Orders and recommendations
Orders
- Within 4 weeks of the date of this report:
- A senior officer of the landlord must apologise to the resident for the impact of its failures, having regard to the Ombudsman’s apologies guidance.
- The landlord must pay the resident compensation of £150, broken down as follows:
- £100 for its handling of repairs to the gas fire.
- £50 for its complaint handling.
- Within 6 weeks of the date of this report, the complaint handlers involved in this case should undertake complaint handling learning from our Centre for Learning ( https://www.housing-ombudsman.org.uk/centre-for-learning/key-topics/complaint-handling/)
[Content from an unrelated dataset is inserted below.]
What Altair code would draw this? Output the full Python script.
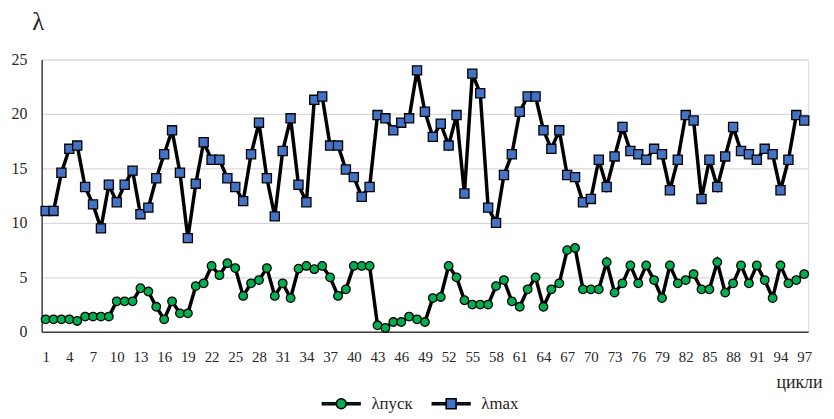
import altair as alt
import pandas as pd

cycles = list(range(1, 98))
series_names = ["λпуск", "λmax"]

lam_start = [
    1.15, 1.15, 1.15, 1.15, 1.0, 1.4, 1.4, 1.4, 1.4, 2.8,
    2.8, 2.8, 4.0, 3.7, 2.3, 1.15, 2.8, 1.7, 1.7, 4.2,
    4.45, 6.05, 5.2, 6.3, 5.85, 3.3, 4.45, 4.75, 5.85, 3.3,
    4.45, 3.1, 5.8, 6.05, 5.75, 6.05, 5.0, 3.3, 3.9, 6.05,
    6.05, 6.05, 0.6, 0.36, 0.9, 0.9, 1.4, 1.15, 0.9, 3.1,
    3.2, 6.05, 5.0, 2.9, 2.5, 2.5, 2.5, 4.2, 4.75, 2.8,
    2.3, 3.9, 5.0, 2.3, 3.9, 4.45, 7.5, 7.7, 3.9, 3.9,
    3.9, 6.4, 3.6, 4.45, 6.1, 4.45, 6.1, 4.75, 3.1, 6.1,
    4.45, 4.75, 5.3, 3.9, 3.9, 6.4, 3.6, 4.45, 6.1, 4.45,
    6.1, 4.75, 3.1, 6.1, 4.45, 4.75, 5.3,
]

lam_max = [
    11.1, 11.1, 14.6, 16.8, 17.1, 13.3, 11.7, 9.5, 13.5, 11.9,
    13.5, 14.8, 10.8, 11.4, 14.1, 16.3, 18.5, 14.6, 8.6, 13.6,
    17.4, 15.8, 15.8, 14.1, 13.3, 12.0, 16.3, 19.2, 14.1, 10.6,
    16.6, 19.6, 13.5, 11.9, 21.3, 21.6, 17.1, 17.1, 14.9, 14.2,
    12.4, 13.3, 19.9, 19.6, 18.5, 19.2, 19.6, 24.0, 20.2, 17.9,
    19.1, 17.1, 19.9, 12.7, 23.7, 21.9, 11.4, 10.0, 14.4, 16.3,
    20.2, 21.6, 21.6, 18.5, 16.8, 18.5, 14.4, 14.2, 11.9, 12.2,
    15.8, 13.3, 16.1, 18.8, 16.6, 16.3, 15.8, 16.8, 16.3, 13.0,
    15.8, 19.9, 19.4, 12.2, 15.8, 13.3, 16.1, 18.8, 16.6, 16.3,
    15.8, 16.8, 16.3, 13.0, 15.8, 19.9, 19.4,
]

x_ticks = list(range(1, 98, 3))
y_ticks = [0, 5, 10, 15, 20, 25]
colors = ["#00B050", "#4472C4"]

df = pd.concat([
    pd.DataFrame({"cycle": cycles, "value": lam_start, "series": series_names[0]}),
    pd.DataFrame({"cycle": cycles, "value": lam_max, "series": series_names[1]}),
])

FONT = "Liberation Serif"

x_enc = alt.X(
    "cycle:Q",
    scale=alt.Scale(domain=[0.5, 97.5], nice=False, zero=False),
    axis=alt.Axis(
        values=x_ticks, grid=False, ticks=False, labelPadding=18,
        labelFont=FONT, labelFontSize=15, labelColor="#262626",
        labelOverlap=False, labelFlush=False,
        domainColor="#404040", domainWidth=1.5,
        title="цикли", titleFont=FONT, titleFontSize=18, titleFontWeight="normal",
        titleColor="#262626", titleAlign="right", titleAnchor="end",
        titleX=788, titleY=56, titleBaseline="alphabetic",
    ),
)
y_enc = alt.Y(
    "value:Q",
    scale=alt.Scale(domain=[0, 25], nice=False),
    axis=alt.Axis(
        values=y_ticks, grid=True, gridColor="#d9d9d9", gridWidth=1.2,
        ticks=False, labelPadding=15,
        labelFont=FONT, labelFontSize=16, labelColor="#262626",
        domainColor="#404040", domainWidth=1.5,
        title="λ", titleAngle=0, titleFont=FONT, titleFontSize=25,
        titleFontWeight="normal", titleColor="#262626",
        titleX=-4, titleY=-30, titleAlign="center", titleBaseline="alphabetic",
    ),
)

base = alt.Chart(df).encode(x=x_enc, y=y_enc, detail="series:N")

lines = base.mark_line(color="black", strokeWidth=3.5)

circles = base.transform_filter(
    alt.datum.series == series_names[0]
).mark_point(shape="circle", filled=True, fill=colors[0], stroke="black",
             strokeWidth=1.3, size=75, opacity=1)

squares = base.transform_filter(
    alt.datum.series == series_names[1]
).mark_point(shape="square", filled=True, fill=colors[1], stroke="black",
             strokeWidth=1.3, size=85, opacity=1)

bars = "M-3.8,-0.18H-1V0.18H-3.8Z M1,-0.18H3.8V0.18H1Z "
circle_path = bars + "M-1,0A1,1 0 1,0 1,0A1,1 0 1,0 -1,0Z"
square_path = bars + "M-1,-1H1V1H-1Z"

legend = alt.Legend(
    title=None, orient="none", direction="horizontal",
    legendX=280, legendY=339,
    labelFont=FONT, labelFontSize=17, labelColor="#262626",
    symbolSize=100, symbolStrokeColor="black", symbolStrokeWidth=1.6,
    symbolOpacity=1, labelOffset=22, symbolOffset=14, columnPadding=16,
)

legend_layer = base.transform_filter("false").mark_point(
    filled=True, strokeWidth=1.6, opacity=1
).encode(
    shape=alt.Shape("series:N", scale=alt.Scale(domain=series_names,
                                                range=[circle_path, square_path]),
                    legend=legend),
    fill=alt.Fill("series:N", scale=alt.Scale(domain=series_names, range=colors),
                  legend=legend),
    stroke=alt.Stroke("series:N", scale=alt.Scale(domain=series_names,
                                                  range=["black", "black"]),
                      legend=legend),
)

chart = alt.layer(lines, circles, squares, legend_layer).properties(
    width=774, height=275,
    padding={"left": 34, "top": 50, "right": 18, "bottom": 85},
    autosize=alt.AutoSizeParams(type="none"),
).configure_view(stroke=None).configure(background="white")

chart.save("out.html", embed_options={"renderer": "svg", "actions": False})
- The landlord must carry out a case review to identify the causes of the failures in this case, and identify learning and service improvement points. The review should incorporate its own held records as well as taking into account this report. Specific attention should be given to how its communications and resident expectations might be better managed so as to avoid any misunderstandings. The landlord must share a written report of the review with the resident and this Service within 8 weeks of the date of this report.
Recommendations
- The landlord should engage with the resident to endeavour to reach an agreed solution in respect of the alleged damage to the gas appliance. If this is not possible the landlord should signpost the resident to make a claim to its own insurers.